I agree with Jack here. Escrow only if they pay. Best to be open and honest about your financial situation verbally, avoid sending a statement that will just get passed around without the story behind it, and try to convey that by doing this deal they are enabling you to be a going concern. In my experience frank honesty is treated like fresh air in the enterprise software game.

Alberto Alonso President at Global Gate Systems LLC.

January 9th, 2015

In my experience, startup financials are for investors. Any body else is using them as a way to justify a decision that they have already made. 

If they mention anything about risk assessment, then you target that with specific solutions to mitigate the risk, additional insurance, being bonded, or, as already mentioned, code escrow.

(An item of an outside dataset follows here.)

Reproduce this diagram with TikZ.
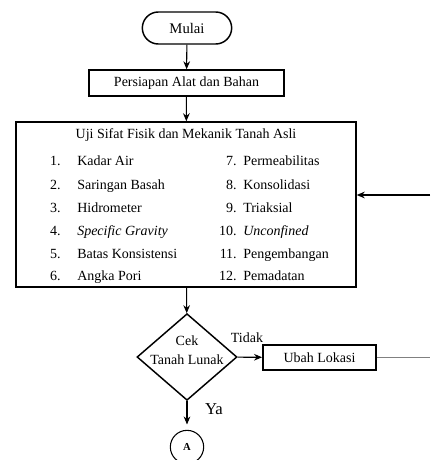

Some larger companies don't like working with startups because of the lack of successful history. Financials have been used to justify going with larger more established companies.

In the end, they need to make sure the decision doesn't cost them their job and you need to make sure it doesn't cost you your company. Figure out their real needs and don't be afraid to say no.

Claus Skaaning CEO, Sales on Tap, PhD

January 9th, 2015

It's a reasonable thing to ask for if you're a large enterprise who has to buy a critical/important solution from a small company. Of course they want to be sure that you're a going concern.
We used to provide the most important financials upon request even without an NDA (Revenue, EBITDA, Equity, etc.) when it was required in an important sales process / RFP.
We did however try to postpone sharing financials until the client had acknowledged to some degree that they were serious working with us - i.e., most other parameters had been checked and approved already.
If the financials are poor then it is of course a thing to be avoided but it's difficult.

Bob Fucci Sales and Revenue Growth, Strategy, Advisor, Speaker

January 26th, 2016

Tell your (directional) story in the most positive way.  Major clients understand your value proposition more than offsets your early stage.  I've built 5 global resell channels with SAP and IBM and in each case we were early stage.